- [WHAT IS REQUIRED]
Repeat exactly the lines running from the first line of the data to the line containing "import pandas as pd", both ends included, and nothing else; drop the pictures.

- [SOURCE DATA]

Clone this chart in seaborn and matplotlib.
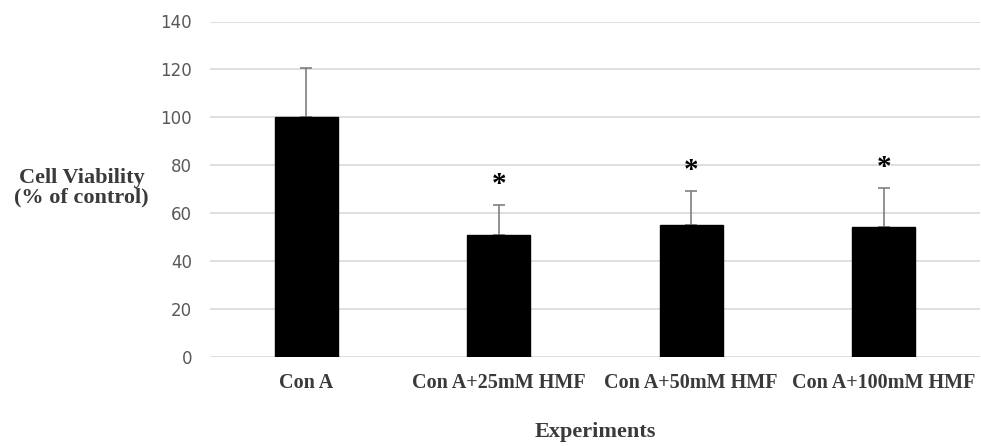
import matplotlib
matplotlib.use("Agg")
import matplotlib.pyplot as plt
import seaborn as sns
import pandas as pd

categories = ["Con A", "Con A+25mM HMF", "Con A+50mM HMF", "Con A+100mM HMF"]
viability = [100.0, 51.0, 55.1, 54.4]
errors = [20.5, 12.7, 14.3, 16.3]
significant = [False, True, True, True]
y_ticks = [0, 20, 40, 60, 80, 100, 120, 140]

df = pd.DataFrame({"Experiment": categories, "Viability": viability})

sns.set_style("white")
fig = plt.figure(figsize=(9.81, 4.46), dpi=100)
ax = fig.add_axes([210 / 981, 1 - 357.3 / 446, 770 / 981, (357.3 - 21.5) / 446])

sns.barplot(data=df, x="Experiment", y="Viability", color="black", width=0.327,
            errorbar=None, ax=ax, saturation=1, zorder=3)
for p in ax.patches:
    p.set_edgecolor("black")

xs = list(range(len(categories)))
ax.errorbar(xs, viability, yerr=[[0] * len(errors), errors], fmt="none",
            ecolor="#7f7f7f", elinewidth=1.2, capsize=4.5, capthick=1.2, zorder=2)

for x, v, e, s in zip(xs, viability, errors, significant):
    if s:
        ax.annotate("*", xy=(x, v + e), xytext=(0, 5), textcoords="offset points",
                    ha="center", va="bottom", fontsize=21, fontweight="bold",
                    family="Liberation Serif", color="black")

ax.set_ylim(0, 140)
ax.set_xlim(-0.5, 3.5)
ax.set_yticks(y_ticks)
ax.yaxis.grid(True, color="#d9d9d9", linewidth=1.2, zorder=0)
ax.set_axisbelow(True)
for sp in ax.spines.values():
    sp.set_visible(False)

ax.tick_params(axis="y", length=0, pad=13, labelsize=12, labelcolor="#595959")
ax.tick_params(axis="x", length=0, pad=11)
for lbl in ax.get_xticklabels():
    lbl.set_fontfamily("Liberation Serif")
    lbl.set_fontweight("bold")
    lbl.set_fontsize(14.5)
    lbl.set_color("#3a3a3a")
for lbl in ax.get_yticklabels():
    lbl.set_fontfamily("DejaVu Sans")

ax.set_xlabel("Experiments", family="Liberation Serif", fontweight="bold",
              fontsize=16, color="#3a3a3a")
ax.xaxis.set_label_coords(0.5, -0.222)
ax.xaxis.label.set_va("center")
ax.set_ylabel("Cell Viability\n(% of control)", family="Liberation Serif",
              fontweight="bold", fontsize=16, color="#3a3a3a", rotation=0,
              ha="center", va="center", linespacing=1.0)
ax.yaxis.set_label_coords(-0.167, 0.505)

fig.savefig("out.png", dpi=100)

- [EXERCISE RESULT]
Clone this chart in seaborn and matplotlib.
import matplotlib
matplotlib.use("Agg")
import matplotlib.pyplot as plt
import seaborn as sns
import pandas as pd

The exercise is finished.